Возмущенный, я стал доказывать, что войска 1-го Сибирского корпуса воспитаны железной волей Штакельберга, что в операциях, которых я был свидетелем, виновен не корпус, а распоряжения 2-й армии...
В эту минуту через большое зеркальное стекло салон-вагона мы все трое увидели плавно проходивший на север поезд генерала Гриппенберга.
– Обиделся! Едет без моего разрешения жаловаться на меня в Петербург,– спокойно промолвил Куропаткин.
«Где же тут дисциплина?» – подумал я, выйдя из вагона.
Исчезла уверенность в победе, погас пыл молодого военного задора, как казалось, навсегда.
Глава девятая. Мукден
– Алло, алло! Кто у телефона?
– Начальник штаба четвертого Сибирского корпуса.
– С вами говорит главнокомандующий.

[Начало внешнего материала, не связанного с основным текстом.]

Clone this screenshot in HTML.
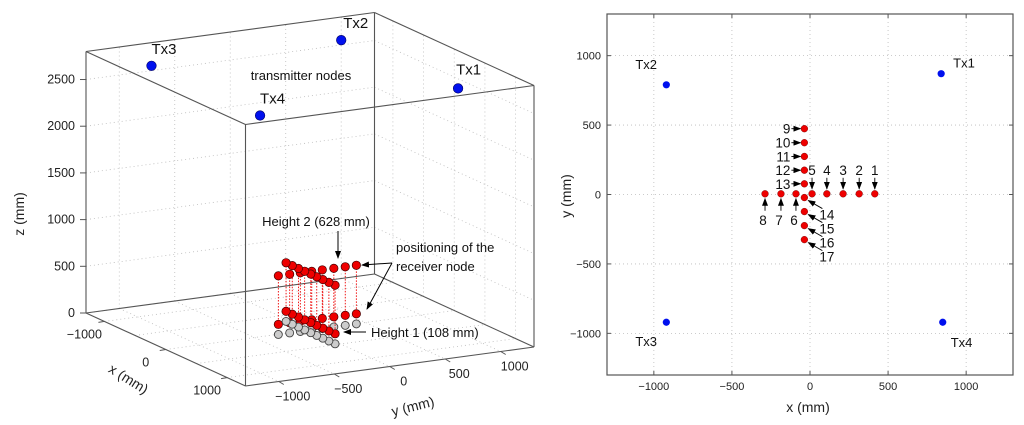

Здравствуйте, милый Ведель!
– Здравия желаем, ваше высокопревосходительство!
– Я хочу вас предупредить, мне, быть может, понадобятся ваши славные войска. Японцы предприняли глубокий обход против нашего правого фланга!
– Не посмеют, ваше высокопревосходительство!

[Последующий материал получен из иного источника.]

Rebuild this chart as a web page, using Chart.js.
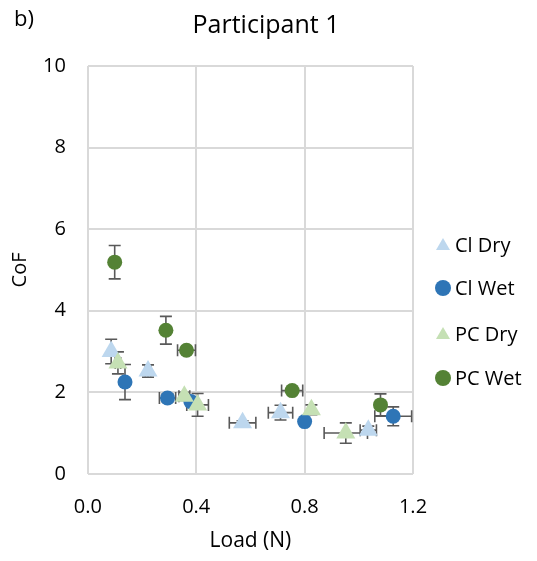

– Как не посмеют? Они уже вчера вечером дошли до линии деревень Салинпу, Ламуху, а конница – чуть ли не до Симинтинской дороги.
Минутная пауза.
– Да есть у вас карта?
В китайской фанзе, в тридцати верстах от вагона Куропаткина, генерал Ведель кричит:
– Крымов, Крымов, скорее карту!
Крымов, мой коллега по академии, сразу нашел на карте деревню и своим толстым пальцем указал растерявшемуся шефу. [231]
– Ну что, нашли? – спрашивает Куропаткин.
– Подлецы, ваше высокопревосходительство! – ответил Недель после небольшой паузы...
Разговор этот происходил 17 февраля 1905 года. Шло Мукденское сражение.
Я сидел в поезде главнокомандующего. Неизбежность катастрофы была уже ясна: орудийная канонада доносилась не только с фронта, но уже и с фланга и чуть ли не с тыла, грозно обозначая неумолимое обходное движение.
У нас на правом фланге были сосредоточены только что прибывшие из России необстрелянные полки. А против них двигалась армия Ноги, закаленная в кровопролитных боях под Порт-Артуром.
Мне лично, кроме того, хорошо был известен тыл нашего правого фланга, так как, вернувшись из боя под Сандепу, я был послан обследовать состояние тыловой позиции под Мукденом. Наспех построенные форты нельзя было сравнить с ляоянскими укреплениями. Да к тому же они оказались наполовину засыпанными песком, поднимавшимся при ветре с берегов реки Хунхэ. Зная, какую роль при обороне играли китайские деревни, я счел тогда же своим долгом проехать верст десять на фланг укрепленной позиции, и тут уже удивлению моему не было границ: строго исполняя указания верховного командования, армии проложили по всей равнине вдоль гаоляновых полей широчайшие тыловые пути. Вдоль каждого из этих путей стояли столбы с дощечками, на которых ярко-черной краской было обозначено: тыловой путь такого-то армейского корпуса!
Любой прохожий и проезжий узнавал без труда, и к тому же из официального источника такие вещи, которые армия должна беречь в строжайшем секрете. Мало того, прошло короткое время, и японская армия использовала для преследования наших войск эти заранее заготовленные, отлично отделанные нами дороги.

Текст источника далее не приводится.